:: THE DATA ::
==================================================

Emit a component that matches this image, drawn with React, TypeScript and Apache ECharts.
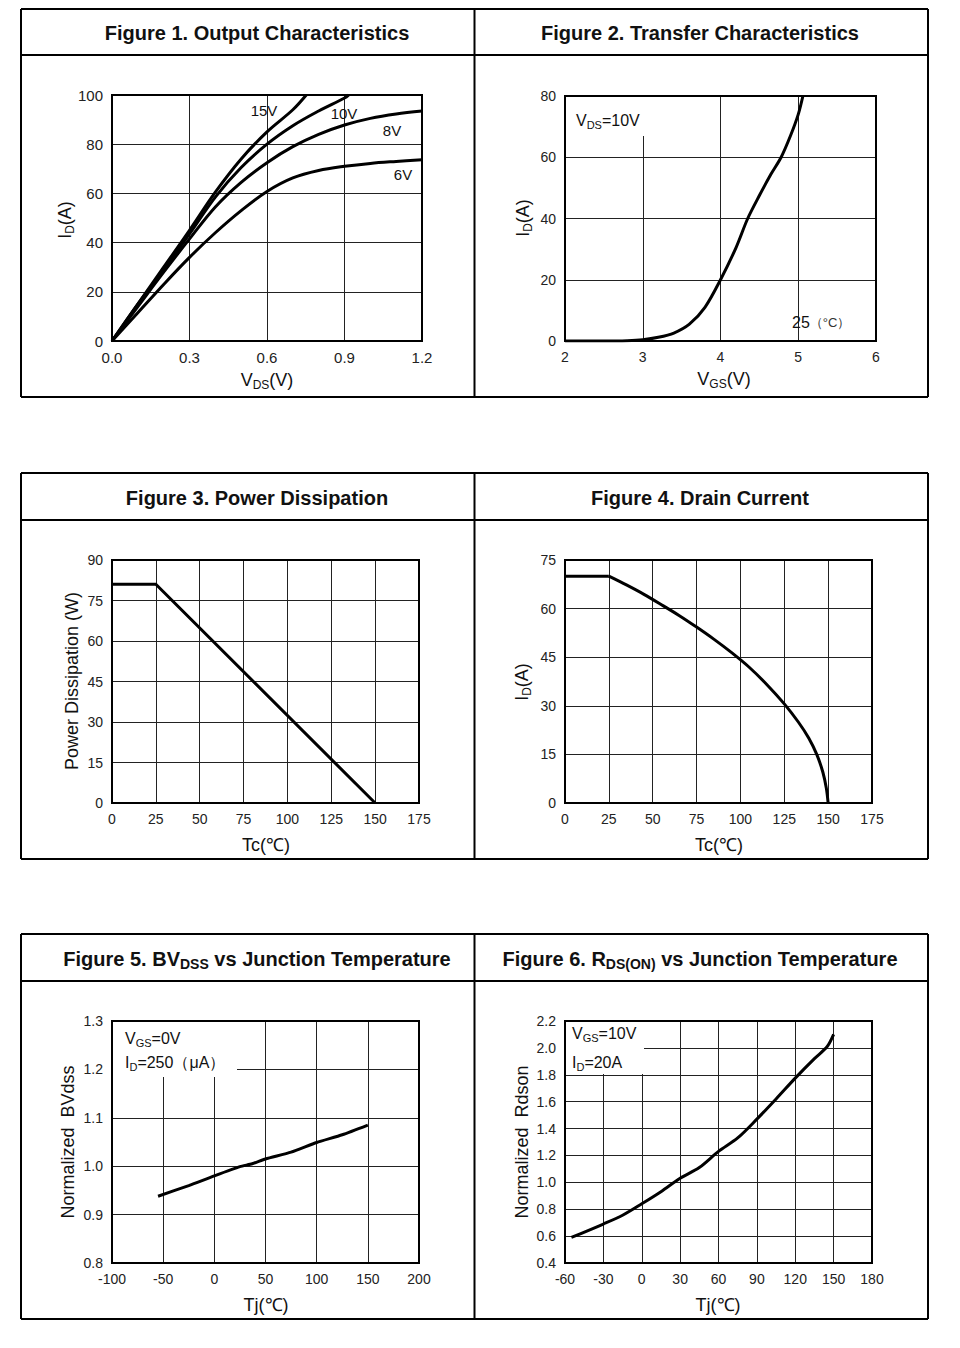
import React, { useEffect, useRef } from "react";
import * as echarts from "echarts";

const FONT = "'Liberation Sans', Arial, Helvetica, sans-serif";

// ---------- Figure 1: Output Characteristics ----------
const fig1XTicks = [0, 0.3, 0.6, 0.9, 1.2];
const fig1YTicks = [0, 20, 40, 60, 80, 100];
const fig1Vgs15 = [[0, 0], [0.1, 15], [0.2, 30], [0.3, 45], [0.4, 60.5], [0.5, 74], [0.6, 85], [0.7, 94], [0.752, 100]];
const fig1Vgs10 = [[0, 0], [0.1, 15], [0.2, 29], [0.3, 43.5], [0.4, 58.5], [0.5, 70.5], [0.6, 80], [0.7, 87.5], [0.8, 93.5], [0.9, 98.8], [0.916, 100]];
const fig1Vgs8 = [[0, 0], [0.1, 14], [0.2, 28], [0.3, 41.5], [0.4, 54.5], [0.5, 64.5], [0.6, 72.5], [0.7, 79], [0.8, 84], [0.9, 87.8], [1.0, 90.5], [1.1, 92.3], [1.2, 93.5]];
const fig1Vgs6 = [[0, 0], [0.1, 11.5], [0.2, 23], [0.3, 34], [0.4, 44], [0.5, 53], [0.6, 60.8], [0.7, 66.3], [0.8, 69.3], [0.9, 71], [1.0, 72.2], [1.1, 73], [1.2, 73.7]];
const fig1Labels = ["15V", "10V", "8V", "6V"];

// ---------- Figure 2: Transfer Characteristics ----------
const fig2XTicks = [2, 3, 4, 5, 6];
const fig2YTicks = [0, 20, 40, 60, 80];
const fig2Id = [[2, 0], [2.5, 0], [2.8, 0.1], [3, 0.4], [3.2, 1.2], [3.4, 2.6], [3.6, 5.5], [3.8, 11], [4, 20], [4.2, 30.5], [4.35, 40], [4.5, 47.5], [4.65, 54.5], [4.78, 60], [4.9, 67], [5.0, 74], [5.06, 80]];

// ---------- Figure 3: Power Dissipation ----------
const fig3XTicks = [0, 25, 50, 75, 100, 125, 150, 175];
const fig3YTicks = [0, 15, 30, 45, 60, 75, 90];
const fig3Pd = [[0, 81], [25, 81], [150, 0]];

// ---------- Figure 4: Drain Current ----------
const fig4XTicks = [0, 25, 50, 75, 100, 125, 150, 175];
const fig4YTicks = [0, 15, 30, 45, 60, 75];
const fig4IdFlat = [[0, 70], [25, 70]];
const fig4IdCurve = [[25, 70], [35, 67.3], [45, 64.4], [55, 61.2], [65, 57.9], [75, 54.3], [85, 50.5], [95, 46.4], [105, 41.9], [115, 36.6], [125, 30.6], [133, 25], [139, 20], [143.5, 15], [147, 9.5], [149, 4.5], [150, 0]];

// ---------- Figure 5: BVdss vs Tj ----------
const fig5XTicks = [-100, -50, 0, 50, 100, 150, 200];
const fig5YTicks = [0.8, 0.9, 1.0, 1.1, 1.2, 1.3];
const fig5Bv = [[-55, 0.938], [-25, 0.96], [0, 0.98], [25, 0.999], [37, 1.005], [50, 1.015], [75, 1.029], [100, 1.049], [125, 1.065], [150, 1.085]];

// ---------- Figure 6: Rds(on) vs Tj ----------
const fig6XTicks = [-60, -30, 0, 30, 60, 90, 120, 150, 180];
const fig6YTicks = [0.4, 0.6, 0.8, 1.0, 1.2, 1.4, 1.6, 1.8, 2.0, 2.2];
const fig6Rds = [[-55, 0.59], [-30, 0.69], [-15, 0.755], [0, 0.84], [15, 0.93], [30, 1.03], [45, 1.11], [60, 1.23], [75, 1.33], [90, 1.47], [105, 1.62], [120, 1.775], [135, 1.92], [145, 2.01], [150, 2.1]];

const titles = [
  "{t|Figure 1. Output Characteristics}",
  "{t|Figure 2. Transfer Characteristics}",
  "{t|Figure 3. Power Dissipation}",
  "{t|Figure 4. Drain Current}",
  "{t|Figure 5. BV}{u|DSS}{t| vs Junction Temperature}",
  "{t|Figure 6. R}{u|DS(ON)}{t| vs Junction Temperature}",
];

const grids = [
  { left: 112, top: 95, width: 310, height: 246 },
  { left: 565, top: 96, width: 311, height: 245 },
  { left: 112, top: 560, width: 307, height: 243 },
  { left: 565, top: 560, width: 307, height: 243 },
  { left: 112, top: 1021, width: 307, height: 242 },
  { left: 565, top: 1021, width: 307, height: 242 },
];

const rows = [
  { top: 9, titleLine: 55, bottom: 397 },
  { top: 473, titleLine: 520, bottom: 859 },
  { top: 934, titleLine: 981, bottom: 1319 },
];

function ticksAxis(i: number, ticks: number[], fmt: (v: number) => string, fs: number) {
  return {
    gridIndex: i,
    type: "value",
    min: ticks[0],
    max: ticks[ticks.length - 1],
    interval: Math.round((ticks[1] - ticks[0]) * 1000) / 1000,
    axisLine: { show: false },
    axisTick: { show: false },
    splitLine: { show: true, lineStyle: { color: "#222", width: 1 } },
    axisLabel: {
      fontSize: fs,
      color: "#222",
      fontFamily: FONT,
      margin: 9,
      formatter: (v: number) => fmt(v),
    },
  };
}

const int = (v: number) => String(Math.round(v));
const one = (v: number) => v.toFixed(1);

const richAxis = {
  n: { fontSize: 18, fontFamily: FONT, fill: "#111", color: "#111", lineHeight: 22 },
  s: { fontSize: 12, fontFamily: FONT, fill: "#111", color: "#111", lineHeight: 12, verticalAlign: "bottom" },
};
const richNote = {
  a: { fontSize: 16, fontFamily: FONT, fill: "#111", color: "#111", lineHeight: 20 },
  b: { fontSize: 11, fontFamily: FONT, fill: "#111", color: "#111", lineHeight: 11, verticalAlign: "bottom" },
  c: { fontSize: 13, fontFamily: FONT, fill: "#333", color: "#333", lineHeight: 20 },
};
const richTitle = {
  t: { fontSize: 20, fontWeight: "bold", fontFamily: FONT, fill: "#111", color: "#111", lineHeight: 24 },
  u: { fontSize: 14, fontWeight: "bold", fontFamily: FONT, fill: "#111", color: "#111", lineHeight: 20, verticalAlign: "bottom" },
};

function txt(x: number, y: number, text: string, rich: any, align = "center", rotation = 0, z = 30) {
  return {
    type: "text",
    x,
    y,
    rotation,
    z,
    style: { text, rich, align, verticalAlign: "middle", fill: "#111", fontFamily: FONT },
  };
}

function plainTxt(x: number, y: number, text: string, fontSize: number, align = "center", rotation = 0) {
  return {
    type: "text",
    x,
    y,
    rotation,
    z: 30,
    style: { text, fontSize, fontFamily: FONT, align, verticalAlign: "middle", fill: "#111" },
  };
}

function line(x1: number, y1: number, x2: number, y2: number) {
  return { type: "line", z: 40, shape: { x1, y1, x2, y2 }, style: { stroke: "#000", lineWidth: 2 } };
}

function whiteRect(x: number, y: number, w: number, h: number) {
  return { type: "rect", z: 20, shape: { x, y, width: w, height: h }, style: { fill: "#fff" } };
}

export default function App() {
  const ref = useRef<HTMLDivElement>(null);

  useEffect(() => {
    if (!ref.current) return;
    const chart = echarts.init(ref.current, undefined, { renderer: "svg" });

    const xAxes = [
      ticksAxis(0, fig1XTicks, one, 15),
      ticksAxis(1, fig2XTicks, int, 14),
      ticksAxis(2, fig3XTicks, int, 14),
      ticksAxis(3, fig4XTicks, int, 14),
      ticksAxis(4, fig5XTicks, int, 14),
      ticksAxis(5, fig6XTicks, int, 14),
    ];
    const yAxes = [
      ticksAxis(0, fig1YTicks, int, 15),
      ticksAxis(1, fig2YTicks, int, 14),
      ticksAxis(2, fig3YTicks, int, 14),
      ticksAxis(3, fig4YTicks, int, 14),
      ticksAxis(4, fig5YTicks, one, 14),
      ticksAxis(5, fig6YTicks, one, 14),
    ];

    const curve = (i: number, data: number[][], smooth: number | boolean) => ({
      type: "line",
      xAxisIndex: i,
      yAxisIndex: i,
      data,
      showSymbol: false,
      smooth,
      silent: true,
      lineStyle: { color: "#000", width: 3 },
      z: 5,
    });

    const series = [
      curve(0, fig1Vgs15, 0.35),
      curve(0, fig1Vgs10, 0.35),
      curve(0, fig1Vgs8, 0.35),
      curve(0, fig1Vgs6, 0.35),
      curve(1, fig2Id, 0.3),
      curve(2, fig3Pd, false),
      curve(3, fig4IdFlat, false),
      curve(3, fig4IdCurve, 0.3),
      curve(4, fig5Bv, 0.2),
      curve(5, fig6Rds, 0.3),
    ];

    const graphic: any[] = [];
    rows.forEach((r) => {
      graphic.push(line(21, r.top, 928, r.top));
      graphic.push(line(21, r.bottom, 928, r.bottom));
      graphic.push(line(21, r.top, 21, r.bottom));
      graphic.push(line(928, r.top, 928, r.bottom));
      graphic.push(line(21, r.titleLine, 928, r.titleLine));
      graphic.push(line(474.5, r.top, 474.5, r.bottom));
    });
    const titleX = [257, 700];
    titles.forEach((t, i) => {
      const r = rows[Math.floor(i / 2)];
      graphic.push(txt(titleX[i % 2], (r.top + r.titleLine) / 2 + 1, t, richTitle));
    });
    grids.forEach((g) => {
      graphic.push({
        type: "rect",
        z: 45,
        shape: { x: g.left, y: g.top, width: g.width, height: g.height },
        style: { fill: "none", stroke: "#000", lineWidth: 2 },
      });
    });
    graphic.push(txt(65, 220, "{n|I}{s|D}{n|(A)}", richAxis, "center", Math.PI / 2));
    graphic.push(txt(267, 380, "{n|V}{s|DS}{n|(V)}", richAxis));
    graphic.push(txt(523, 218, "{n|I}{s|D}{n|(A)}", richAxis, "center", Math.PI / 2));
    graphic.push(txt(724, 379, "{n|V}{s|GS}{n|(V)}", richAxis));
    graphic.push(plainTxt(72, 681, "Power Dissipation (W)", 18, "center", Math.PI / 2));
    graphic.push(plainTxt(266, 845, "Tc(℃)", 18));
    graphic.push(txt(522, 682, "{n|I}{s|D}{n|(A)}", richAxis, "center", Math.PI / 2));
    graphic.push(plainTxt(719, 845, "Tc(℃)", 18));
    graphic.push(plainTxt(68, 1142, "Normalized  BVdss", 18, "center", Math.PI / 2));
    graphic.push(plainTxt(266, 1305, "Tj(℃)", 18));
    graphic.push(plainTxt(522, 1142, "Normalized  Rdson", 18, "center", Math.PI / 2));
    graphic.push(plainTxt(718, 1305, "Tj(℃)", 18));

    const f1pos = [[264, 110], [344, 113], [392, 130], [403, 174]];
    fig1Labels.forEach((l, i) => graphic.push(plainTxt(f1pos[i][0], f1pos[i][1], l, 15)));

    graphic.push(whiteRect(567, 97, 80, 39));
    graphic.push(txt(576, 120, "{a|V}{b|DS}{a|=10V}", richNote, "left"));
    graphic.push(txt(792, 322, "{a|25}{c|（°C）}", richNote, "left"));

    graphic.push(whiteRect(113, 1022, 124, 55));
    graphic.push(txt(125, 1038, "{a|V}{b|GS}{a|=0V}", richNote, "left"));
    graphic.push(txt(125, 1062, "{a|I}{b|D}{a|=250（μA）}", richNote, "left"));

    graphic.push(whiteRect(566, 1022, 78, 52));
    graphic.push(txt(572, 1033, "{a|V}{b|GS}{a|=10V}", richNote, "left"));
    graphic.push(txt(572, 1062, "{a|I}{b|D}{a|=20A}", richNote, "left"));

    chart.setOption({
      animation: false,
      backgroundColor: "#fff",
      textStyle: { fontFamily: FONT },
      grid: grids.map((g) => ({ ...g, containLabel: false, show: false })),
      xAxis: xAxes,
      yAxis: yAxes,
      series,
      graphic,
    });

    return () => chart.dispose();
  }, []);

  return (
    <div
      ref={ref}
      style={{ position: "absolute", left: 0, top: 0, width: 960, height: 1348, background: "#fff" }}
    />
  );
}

==================================================

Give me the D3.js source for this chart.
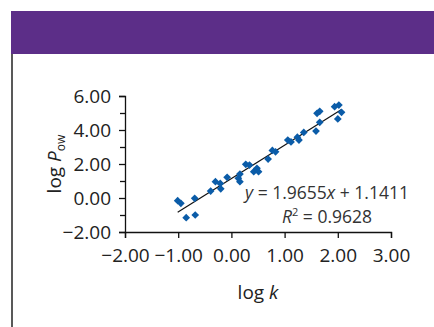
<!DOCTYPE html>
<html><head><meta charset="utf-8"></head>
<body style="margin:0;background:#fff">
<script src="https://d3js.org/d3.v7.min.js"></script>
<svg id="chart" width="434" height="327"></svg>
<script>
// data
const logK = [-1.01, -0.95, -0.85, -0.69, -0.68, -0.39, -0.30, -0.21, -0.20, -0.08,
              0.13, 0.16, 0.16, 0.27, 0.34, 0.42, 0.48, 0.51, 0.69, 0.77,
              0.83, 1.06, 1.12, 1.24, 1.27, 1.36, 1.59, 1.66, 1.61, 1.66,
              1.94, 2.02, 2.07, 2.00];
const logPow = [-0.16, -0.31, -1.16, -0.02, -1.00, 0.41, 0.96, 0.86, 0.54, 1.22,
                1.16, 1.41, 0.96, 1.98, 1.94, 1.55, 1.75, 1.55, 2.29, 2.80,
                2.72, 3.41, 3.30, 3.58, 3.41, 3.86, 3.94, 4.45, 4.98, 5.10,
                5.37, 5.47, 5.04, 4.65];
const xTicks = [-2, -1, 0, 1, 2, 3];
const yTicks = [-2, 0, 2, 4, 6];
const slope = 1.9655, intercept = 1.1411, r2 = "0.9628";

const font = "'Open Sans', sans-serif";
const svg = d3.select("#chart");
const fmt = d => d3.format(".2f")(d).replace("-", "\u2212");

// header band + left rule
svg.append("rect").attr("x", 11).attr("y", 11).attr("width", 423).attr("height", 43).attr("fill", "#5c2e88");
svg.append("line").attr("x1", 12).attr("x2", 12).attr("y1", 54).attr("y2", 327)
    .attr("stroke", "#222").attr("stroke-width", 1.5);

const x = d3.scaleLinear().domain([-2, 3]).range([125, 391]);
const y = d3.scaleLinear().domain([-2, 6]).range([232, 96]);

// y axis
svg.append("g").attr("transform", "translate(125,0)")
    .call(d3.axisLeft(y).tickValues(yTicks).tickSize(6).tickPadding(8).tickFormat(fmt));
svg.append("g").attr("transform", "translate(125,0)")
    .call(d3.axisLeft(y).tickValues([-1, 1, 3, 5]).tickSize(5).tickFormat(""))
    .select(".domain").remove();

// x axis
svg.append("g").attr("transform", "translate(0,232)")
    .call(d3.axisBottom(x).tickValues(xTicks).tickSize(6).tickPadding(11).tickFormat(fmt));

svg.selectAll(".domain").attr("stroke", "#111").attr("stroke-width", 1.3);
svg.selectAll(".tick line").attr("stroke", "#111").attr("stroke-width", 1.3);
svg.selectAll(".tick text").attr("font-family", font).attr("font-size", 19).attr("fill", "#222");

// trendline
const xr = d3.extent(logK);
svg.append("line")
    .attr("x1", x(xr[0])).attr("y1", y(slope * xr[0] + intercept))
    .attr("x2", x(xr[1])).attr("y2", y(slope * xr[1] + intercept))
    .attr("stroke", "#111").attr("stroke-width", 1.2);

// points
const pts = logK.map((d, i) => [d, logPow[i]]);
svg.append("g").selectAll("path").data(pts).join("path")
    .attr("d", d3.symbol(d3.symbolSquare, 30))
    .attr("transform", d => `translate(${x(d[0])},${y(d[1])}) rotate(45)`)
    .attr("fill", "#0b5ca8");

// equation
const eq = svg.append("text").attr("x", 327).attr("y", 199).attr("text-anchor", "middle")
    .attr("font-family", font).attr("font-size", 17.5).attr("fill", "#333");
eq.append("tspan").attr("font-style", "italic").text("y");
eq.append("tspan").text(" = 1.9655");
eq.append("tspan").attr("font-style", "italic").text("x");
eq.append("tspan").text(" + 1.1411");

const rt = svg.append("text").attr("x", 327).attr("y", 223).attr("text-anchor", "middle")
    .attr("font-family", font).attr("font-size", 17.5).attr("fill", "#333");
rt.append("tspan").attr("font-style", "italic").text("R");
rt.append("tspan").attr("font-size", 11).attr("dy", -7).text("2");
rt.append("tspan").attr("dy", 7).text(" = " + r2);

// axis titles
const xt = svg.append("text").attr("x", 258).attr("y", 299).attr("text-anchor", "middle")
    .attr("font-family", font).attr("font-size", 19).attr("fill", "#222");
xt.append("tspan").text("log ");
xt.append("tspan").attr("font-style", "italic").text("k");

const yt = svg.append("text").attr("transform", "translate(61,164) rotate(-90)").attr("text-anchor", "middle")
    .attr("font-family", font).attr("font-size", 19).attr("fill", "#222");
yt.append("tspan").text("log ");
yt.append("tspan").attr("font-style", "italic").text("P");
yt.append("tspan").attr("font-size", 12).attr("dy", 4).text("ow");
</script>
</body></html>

==================================================

Repeat only the lines from the one holding "Emit a component" to the one holding "4.5], [150, 0]];", both ends included, and drop the images.

Emit a component that matches this image, drawn with React, TypeScript and Apache ECharts.
import React, { useEffect, useRef } from "react";
import * as echarts from "echarts";

const FONT = "'Liberation Sans', Arial, Helvetica, sans-serif";

// ---------- Figure 1: Output Characteristics ----------
const fig1XTicks = [0, 0.3, 0.6, 0.9, 1.2];
const fig1YTicks = [0, 20, 40, 60, 80, 100];
const fig1Vgs15 = [[0, 0], [0.1, 15], [0.2, 30], [0.3, 45], [0.4, 60.5], [0.5, 74], [0.6, 85], [0.7, 94], [0.752, 100]];
const fig1Vgs10 = [[0, 0], [0.1, 15], [0.2, 29], [0.3, 43.5], [0.4, 58.5], [0.5, 70.5], [0.6, 80], [0.7, 87.5], [0.8, 93.5], [0.9, 98.8], [0.916, 100]];
const fig1Vgs8 = [[0, 0], [0.1, 14], [0.2, 28], [0.3, 41.5], [0.4, 54.5], [0.5, 64.5], [0.6, 72.5], [0.7, 79], [0.8, 84], [0.9, 87.8], [1.0, 90.5], [1.1, 92.3], [1.2, 93.5]];
const fig1Vgs6 = [[0, 0], [0.1, 11.5], [0.2, 23], [0.3, 34], [0.4, 44], [0.5, 53], [0.6, 60.8], [0.7, 66.3], [0.8, 69.3], [0.9, 71], [1.0, 72.2], [1.1, 73], [1.2, 73.7]];
const fig1Labels = ["15V", "10V", "8V", "6V"];

// ---------- Figure 2: Transfer Characteristics ----------
const fig2XTicks = [2, 3, 4, 5, 6];
const fig2YTicks = [0, 20, 40, 60, 80];
const fig2Id = [[2, 0], [2.5, 0], [2.8, 0.1], [3, 0.4], [3.2, 1.2], [3.4, 2.6], [3.6, 5.5], [3.8, 11], [4, 20], [4.2, 30.5], [4.35, 40], [4.5, 47.5], [4.65, 54.5], [4.78, 60], [4.9, 67], [5.0, 74], [5.06, 80]];

// ---------- Figure 3: Power Dissipation ----------
const fig3XTicks = [0, 25, 50, 75, 100, 125, 150, 175];
const fig3YTicks = [0, 15, 30, 45, 60, 75, 90];
const fig3Pd = [[0, 81], [25, 81], [150, 0]];

// ---------- Figure 4: Drain Current ----------
const fig4XTicks = [0, 25, 50, 75, 100, 125, 150, 175];
const fig4YTicks = [0, 15, 30, 45, 60, 75];
const fig4IdFlat = [[0, 70], [25, 70]];
const fig4IdCurve = [[25, 70], [35, 67.3], [45, 64.4], [55, 61.2], [65, 57.9], [75, 54.3], [85, 50.5], [95, 46.4], [105, 41.9], [115, 36.6], [125, 30.6], [133, 25], [139, 20], [143.5, 15], [147, 9.5], [149, 4.5], [150, 0]];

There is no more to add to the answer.